[Data provided start]

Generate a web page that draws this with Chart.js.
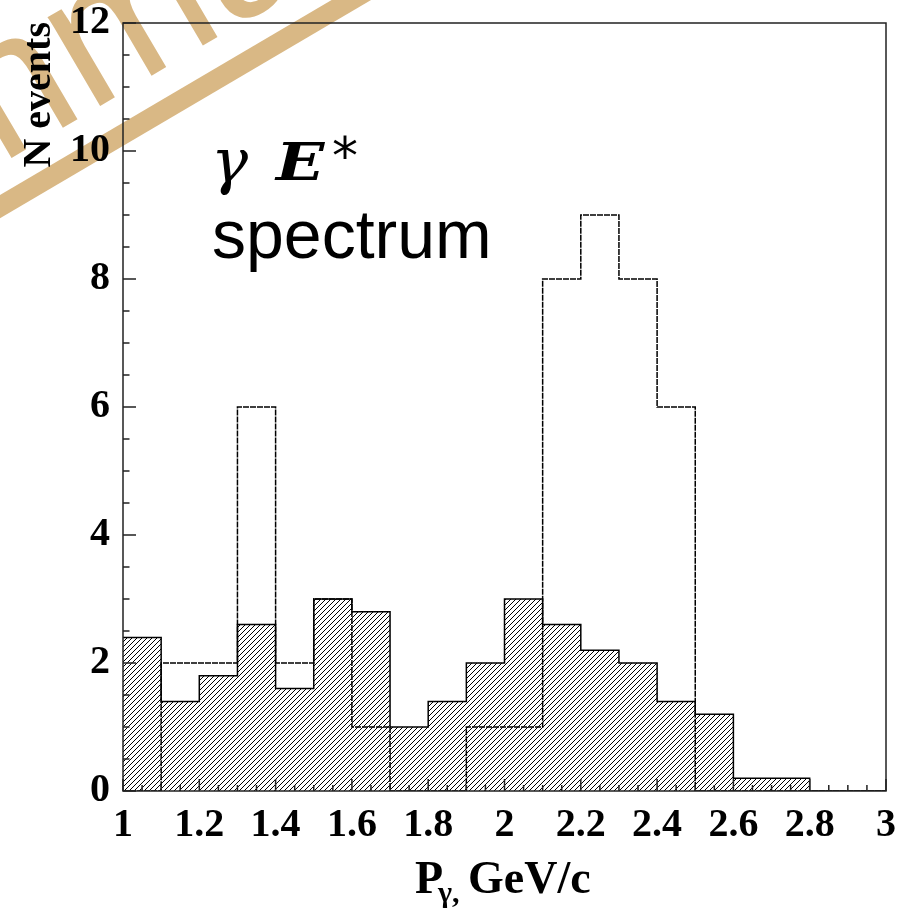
<!DOCTYPE html>
<html>
<head>
<meta charset="utf-8">
<script src="https://cdn.jsdelivr.net/npm/chart.js@4.4.1/dist/chart.umd.min.js"></script>
<style>
  html, body { margin: 0; padding: 0; background: #fff; }
  #wrap { width: 908px; height: 910px; }
</style>
</head>
<body>
<div id="wrap"><canvas id="histCanvas" width="908" height="910"></canvas></div>
<script>
// lower edges of the 0.1 GeV/c bins
const binLow = [1.0, 1.1, 1.2, 1.3, 1.4, 1.5, 1.6, 1.7, 1.8, 1.9,
                2.0, 2.1, 2.2, 2.3, 2.4, 2.5, 2.6, 2.7, 2.8, 2.9];
const hatchedCounts = [2.4, 1.4, 1.8, 2.6, 1.6, 3.0, 2.8, 1.0, 1.4, 2.0,
                       3.0, 2.6, 2.2, 2.0, 1.4, 1.2, 0.2, 0.2, 0, 0];
const openCounts = [0, 2, 2, 6, 2, 3, 1, 0, 0, 1,
                    1, 8, 9, 8, 6, 0, 0, 0, 0, 0];
const xTickLabels = ['1', '1.2', '1.4', '1.6', '1.8', '2', '2.2', '2.4', '2.6', '2.8', '3'];
const yTickLabels = ['0', '2', '4', '6', '8', '10', '12'];
const xMin = 1, xMax = 3, yMin = 0, yMax = 12;

const tan = 'rgb(217,184,133)';

// histogram -> points for a stepped line, closed at the upper edge
function toSteps(counts) {
    const pts = binLow.map((x, i) => ({ x: x, y: counts[i] }));
    pts.push({ x: xMax, y: 0 });
    return pts;
}

function makeHatch(ctx) {
    const p = 5;
    const c = document.createElement('canvas');
    c.width = p; c.height = p;
    const g = c.getContext('2d');
    g.strokeStyle = '#000';
    g.lineWidth = 1;
    g.beginPath();
    g.moveTo(0, p); g.lineTo(p, 0);
    g.moveTo(-1, 1); g.lineTo(1, -1);
    g.moveTo(p - 1, p + 1); g.lineTo(p + 1, p - 1);
    g.stroke();
    return ctx.createPattern(c, 'repeat');
}

const watermark = {
    id: 'watermark',
    beforeDraw(chart) {
        const ctx = chart.ctx;
        ctx.save();
        ctx.fillStyle = '#fff';
        ctx.fillRect(0, 0, chart.width, chart.height);
        ctx.translate(200, 89);
        ctx.rotate(-Math.atan(0.588));
        ctx.strokeStyle = tan;
        ctx.lineWidth = 20;
        ctx.beginPath();
        ctx.moveTo(-500, 0);
        ctx.lineTo(400, 0);
        ctx.stroke();
        ctx.fillStyle = tan;
        ctx.font = '195px "Liberation Sans"';
        ctx.textBaseline = 'alphabetic';
        ctx.fillText('Summary', -509, -36);
        ctx.restore();
    }
};

const decorations = {
    id: 'decorations',
    afterDatasetsDraw(chart) {
        const ctx = chart.ctx;
        const a = chart.chartArea;
        const xs = chart.scales.x, ys = chart.scales.y;
        ctx.save();
        ctx.strokeStyle = '#222';
        ctx.lineWidth = 1.5;

        // inward ticks
        ctx.beginPath();
        for (let k = 0; k <= 40; k++) {
            const px = xs.getPixelForValue(xMin + k * 0.05);
            const len = k % 4 === 0 ? 12 : 6;
            ctx.moveTo(px, a.bottom);
            ctx.lineTo(px, a.bottom - len);
        }
        for (let k = 0; k <= 24; k++) {
            const py = ys.getPixelForValue(yMin + k * 0.5);
            const len = k % 4 === 0 ? 13 : 6.5;
            ctx.moveTo(a.left, py);
            ctx.lineTo(a.left + len, py);
        }
        ctx.stroke();

        // frame
        ctx.strokeRect(a.left, a.top, a.right - a.left, a.bottom - a.top);

        ctx.fillStyle = '#000';
        ctx.textBaseline = 'alphabetic';

        // y title, aligned to top of the axis
        ctx.save();
        ctx.translate(50, a.top - 1);
        ctx.rotate(-Math.PI / 2);
        ctx.textAlign = 'right';
        ctx.font = 'bold 40px "Liberation Serif"';
        ctx.fillText('N events', 0, 0);
        ctx.restore();

        // x title: P_gamma, GeV/c
        ctx.textAlign = 'left';
        ctx.font = 'bold 46px "Liberation Serif"';
        ctx.fillText('P', 415, 893);
        ctx.font = 'bold 30px "Liberation Serif"';
        ctx.fillText('\u03b3,', 438, 902);
        ctx.font = 'bold 46px "Liberation Serif"';
        ctx.fillText('GeV/c', 468, 893);

        // annotation
        ctx.font = 'italic 62px "DejaVu Serif"';
        ctx.fillText('\u03b3', 211, 182);
        ctx.save();
        ctx.translate(276, 180);
        ctx.scale(1.22, 1);
        ctx.font = 'bold italic 52px "DejaVu Serif"';
        ctx.fillText('E', 0, 0);
        ctx.restore();
        ctx.font = '52px "DejaVu Sans"';
        ctx.fillText('*', 332, 174);
        ctx.font = '68px "Liberation Sans"';
        ctx.fillText('spectrum', 212, 258);
        ctx.restore();
    }
};

const ctx = document.getElementById('histCanvas').getContext('2d');
const hatch = makeHatch(ctx);
const tickFont = { family: 'Liberation Serif', weight: 'bold', size: 40 };

new Chart(ctx, {
    type: 'line',
    data: {
        datasets: [
            {
                label: 'all',
                data: toSteps(openCounts),
                stepped: 'before',
                borderColor: '#000',
                borderWidth: 1.5,
                borderDash: [6, 1],
                fill: false,
                pointRadius: 0,
                order: 1
            },
            {
                label: 'background',
                data: toSteps(hatchedCounts),
                stepped: 'before',
                borderColor: '#000',
                borderWidth: 1.5,
                backgroundColor: hatch,
                fill: 'origin',
                pointRadius: 0,
                order: 2
            }
        ]
    },
    options: {
        responsive: false,
        animation: false,
        devicePixelRatio: 1,
        layout: { padding: { top: 23, right: 22, left: 0, bottom: 0 } },
        plugins: {
            legend: { display: false },
            tooltip: { enabled: false }
        },
        scales: {
            x: {
                type: 'linear',
                min: xMin,
                max: xMax,
                grid: { display: false, drawTicks: false },
                border: { display: false },
                ticks: {
                    stepSize: 0.2,
                    padding: 11,
                    color: '#000',
                    font: tickFont,
                    maxRotation: 0,
                    autoSkip: false,
                    callback: (v, i) => xTickLabels[i]
                },
                afterFit: s => {
                    s.height = 119;
                    s.paddingLeft = 0; s.paddingRight = 0;
                }
            },
            y: {
                type: 'linear',
                min: yMin,
                max: yMax,
                grid: { display: false, drawTicks: false },
                border: { display: false },
                ticks: {
                    stepSize: 2,
                    padding: 13,
                    color: '#000',
                    font: tickFont,
                    callback: (v, i) => yTickLabels[i]
                },
                afterFit: s => {
                    s.width = 123;
                    s.paddingTop = 0; s.paddingBottom = 0;
                }
            }
        }
    },
    plugins: [watermark, decorations]
});
</script>
</body>
</html>
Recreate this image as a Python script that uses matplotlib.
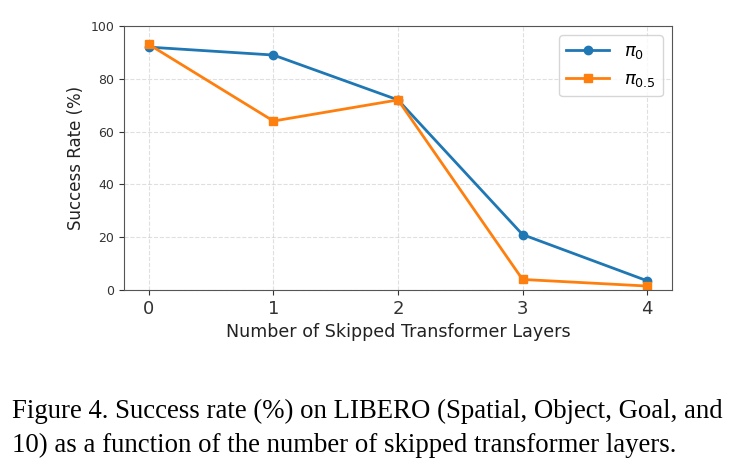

[Data provided end]

## Written task
Identify every line where the string "that" appears.

## Expected answer
Generate a web page that draws this with Chart.js.
Recreate this image as a Python script that uses matplotlib.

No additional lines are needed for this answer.